## DIRECTIONS
For each line below that contains the string "this", copy that line.

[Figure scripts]

((

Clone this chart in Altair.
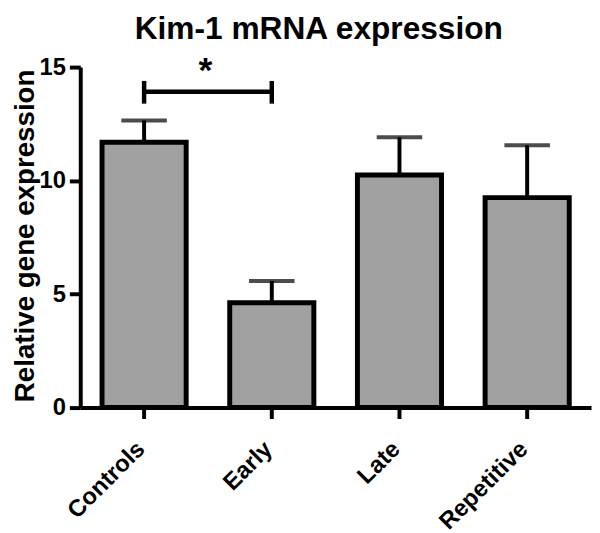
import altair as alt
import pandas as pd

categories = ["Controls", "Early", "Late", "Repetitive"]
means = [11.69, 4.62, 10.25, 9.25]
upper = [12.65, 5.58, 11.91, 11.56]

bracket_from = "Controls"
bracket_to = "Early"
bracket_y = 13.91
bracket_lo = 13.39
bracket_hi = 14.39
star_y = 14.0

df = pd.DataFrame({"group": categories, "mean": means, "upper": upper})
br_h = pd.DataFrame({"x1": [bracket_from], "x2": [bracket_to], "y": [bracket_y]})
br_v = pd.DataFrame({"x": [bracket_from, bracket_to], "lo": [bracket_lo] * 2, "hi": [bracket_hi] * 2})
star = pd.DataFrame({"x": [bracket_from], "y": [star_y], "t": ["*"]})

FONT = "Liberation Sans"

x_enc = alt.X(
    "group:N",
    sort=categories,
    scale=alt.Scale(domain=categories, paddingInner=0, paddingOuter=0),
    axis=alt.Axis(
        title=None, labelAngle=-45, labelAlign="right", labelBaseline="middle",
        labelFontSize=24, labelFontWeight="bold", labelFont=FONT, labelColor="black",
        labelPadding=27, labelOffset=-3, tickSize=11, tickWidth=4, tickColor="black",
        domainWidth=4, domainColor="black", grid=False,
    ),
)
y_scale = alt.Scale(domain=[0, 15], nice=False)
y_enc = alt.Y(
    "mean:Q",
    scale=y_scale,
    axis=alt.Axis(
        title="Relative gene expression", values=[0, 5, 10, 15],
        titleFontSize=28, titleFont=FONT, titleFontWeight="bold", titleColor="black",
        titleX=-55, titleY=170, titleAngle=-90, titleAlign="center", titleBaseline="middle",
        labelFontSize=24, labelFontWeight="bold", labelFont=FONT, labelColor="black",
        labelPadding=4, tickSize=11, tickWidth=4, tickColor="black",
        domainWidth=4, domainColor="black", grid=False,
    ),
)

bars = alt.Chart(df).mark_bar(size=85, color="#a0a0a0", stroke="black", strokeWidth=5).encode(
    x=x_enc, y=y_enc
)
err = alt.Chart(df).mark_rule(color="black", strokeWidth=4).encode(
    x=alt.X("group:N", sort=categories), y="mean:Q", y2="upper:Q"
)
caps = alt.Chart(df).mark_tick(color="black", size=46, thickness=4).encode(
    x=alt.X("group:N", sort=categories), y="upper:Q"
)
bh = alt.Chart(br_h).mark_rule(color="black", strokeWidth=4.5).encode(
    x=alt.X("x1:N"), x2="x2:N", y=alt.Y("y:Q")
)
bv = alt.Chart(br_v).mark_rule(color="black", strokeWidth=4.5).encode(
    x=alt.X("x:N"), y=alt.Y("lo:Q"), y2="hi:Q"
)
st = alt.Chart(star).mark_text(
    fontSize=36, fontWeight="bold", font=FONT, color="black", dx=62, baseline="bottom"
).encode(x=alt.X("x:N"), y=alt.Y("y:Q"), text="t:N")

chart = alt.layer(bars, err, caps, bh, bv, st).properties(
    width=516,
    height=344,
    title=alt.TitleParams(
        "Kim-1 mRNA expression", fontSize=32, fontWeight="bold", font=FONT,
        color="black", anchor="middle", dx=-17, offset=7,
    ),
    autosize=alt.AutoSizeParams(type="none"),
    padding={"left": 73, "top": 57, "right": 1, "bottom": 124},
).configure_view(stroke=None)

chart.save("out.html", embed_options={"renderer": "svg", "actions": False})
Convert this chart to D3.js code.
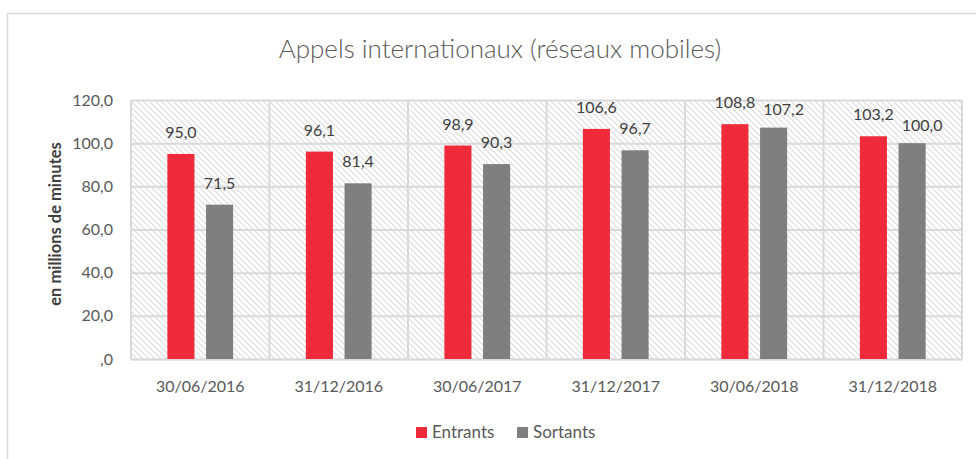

))

## FINAL ANSWER
Clone this chart in Altair.
Convert this chart to D3.js code.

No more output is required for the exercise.